─── DATA SEGMENT ───

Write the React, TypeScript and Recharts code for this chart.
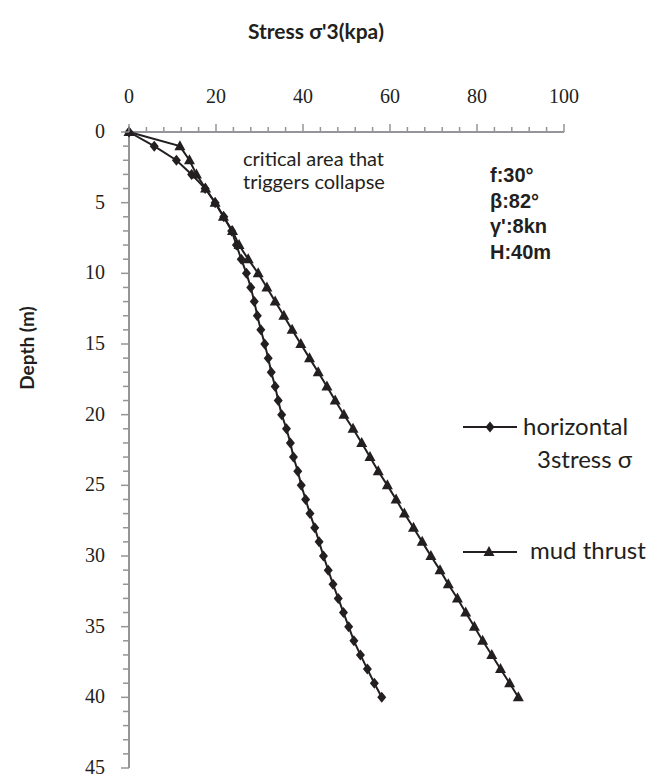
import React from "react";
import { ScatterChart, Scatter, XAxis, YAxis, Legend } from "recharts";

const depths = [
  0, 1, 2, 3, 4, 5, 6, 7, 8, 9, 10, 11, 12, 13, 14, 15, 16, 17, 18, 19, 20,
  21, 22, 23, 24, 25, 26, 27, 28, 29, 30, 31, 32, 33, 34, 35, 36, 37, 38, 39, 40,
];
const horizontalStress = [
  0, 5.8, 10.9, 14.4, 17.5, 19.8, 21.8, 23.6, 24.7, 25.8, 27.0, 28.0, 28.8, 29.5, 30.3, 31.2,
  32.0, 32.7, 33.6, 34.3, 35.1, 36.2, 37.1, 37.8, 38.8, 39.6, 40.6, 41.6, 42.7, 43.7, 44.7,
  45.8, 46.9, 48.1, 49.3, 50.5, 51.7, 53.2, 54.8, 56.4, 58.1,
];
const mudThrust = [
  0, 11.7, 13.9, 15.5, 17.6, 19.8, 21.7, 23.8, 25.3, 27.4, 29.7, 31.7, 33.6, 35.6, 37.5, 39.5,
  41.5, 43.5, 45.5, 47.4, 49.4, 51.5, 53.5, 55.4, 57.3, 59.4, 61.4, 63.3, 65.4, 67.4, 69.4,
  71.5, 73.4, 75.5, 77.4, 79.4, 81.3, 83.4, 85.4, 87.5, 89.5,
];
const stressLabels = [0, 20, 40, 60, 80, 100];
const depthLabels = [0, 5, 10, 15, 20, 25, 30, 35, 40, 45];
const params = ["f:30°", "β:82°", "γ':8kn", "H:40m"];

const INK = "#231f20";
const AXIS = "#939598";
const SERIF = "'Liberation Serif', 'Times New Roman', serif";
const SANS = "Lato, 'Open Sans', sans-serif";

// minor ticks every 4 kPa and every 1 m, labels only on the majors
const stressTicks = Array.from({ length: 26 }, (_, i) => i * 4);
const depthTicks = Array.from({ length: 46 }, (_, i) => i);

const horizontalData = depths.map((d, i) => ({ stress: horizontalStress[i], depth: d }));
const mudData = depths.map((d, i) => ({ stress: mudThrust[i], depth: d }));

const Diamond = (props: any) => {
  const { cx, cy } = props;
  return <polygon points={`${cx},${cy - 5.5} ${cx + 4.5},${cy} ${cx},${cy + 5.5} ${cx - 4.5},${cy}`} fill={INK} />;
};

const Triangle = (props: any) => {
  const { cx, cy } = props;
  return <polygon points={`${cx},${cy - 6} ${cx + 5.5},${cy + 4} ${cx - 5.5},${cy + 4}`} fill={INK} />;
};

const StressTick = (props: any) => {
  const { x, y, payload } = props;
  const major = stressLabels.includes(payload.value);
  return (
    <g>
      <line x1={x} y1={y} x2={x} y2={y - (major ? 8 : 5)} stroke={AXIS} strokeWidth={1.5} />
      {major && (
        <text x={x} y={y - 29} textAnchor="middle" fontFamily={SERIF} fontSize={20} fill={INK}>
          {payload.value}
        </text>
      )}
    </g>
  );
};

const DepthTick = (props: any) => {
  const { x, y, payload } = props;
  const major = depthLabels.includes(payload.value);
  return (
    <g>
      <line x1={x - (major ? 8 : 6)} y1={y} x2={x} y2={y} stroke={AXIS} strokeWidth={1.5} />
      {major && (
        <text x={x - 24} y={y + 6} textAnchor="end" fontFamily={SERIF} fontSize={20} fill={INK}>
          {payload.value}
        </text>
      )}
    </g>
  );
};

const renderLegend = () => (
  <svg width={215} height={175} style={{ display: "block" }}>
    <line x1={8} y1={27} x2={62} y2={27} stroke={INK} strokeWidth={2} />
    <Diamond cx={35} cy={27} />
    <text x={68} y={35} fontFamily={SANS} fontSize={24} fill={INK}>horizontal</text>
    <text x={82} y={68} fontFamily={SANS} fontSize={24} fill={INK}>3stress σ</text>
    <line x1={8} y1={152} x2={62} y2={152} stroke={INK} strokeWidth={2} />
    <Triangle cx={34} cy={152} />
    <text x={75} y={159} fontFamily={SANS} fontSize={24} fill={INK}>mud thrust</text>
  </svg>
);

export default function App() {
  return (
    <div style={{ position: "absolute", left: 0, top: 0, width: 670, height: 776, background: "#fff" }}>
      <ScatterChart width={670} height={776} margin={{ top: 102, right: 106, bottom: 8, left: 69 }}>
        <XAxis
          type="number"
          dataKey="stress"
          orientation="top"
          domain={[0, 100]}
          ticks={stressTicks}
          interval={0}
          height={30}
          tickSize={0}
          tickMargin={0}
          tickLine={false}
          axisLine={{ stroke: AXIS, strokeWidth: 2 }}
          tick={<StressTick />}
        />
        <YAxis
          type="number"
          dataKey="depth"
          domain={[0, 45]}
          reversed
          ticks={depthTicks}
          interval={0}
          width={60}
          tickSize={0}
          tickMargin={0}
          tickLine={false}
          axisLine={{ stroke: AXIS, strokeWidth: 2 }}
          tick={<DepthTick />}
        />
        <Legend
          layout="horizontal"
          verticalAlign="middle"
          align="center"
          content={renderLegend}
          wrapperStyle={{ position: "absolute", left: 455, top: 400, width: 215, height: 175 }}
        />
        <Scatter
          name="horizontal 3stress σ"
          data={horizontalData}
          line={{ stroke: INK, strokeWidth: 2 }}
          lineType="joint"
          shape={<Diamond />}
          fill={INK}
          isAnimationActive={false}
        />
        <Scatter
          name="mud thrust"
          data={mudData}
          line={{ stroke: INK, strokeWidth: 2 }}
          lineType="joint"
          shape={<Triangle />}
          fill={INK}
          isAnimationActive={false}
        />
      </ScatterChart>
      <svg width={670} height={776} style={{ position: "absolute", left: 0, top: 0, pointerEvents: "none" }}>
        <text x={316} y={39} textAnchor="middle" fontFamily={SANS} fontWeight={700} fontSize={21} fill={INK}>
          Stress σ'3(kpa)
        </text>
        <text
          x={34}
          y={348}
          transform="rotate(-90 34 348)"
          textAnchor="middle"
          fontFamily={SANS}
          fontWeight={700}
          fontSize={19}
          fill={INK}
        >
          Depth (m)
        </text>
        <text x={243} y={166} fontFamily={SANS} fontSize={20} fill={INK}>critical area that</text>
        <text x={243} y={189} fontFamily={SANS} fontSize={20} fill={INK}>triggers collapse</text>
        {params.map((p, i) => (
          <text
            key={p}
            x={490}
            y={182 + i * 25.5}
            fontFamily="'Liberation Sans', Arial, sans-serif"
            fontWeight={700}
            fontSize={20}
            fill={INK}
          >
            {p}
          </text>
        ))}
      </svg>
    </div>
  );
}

───

Quote, exactly and only, the lines from the first line of the data above through the line containing "XAxis, YAxis, Legend". The pictures do not belong in it.

FINISHED EXERCISE.
Write the React, TypeScript and Recharts code for this chart.
import React from "react";
import { ScatterChart, Scatter, XAxis, YAxis, Legend } from "recharts";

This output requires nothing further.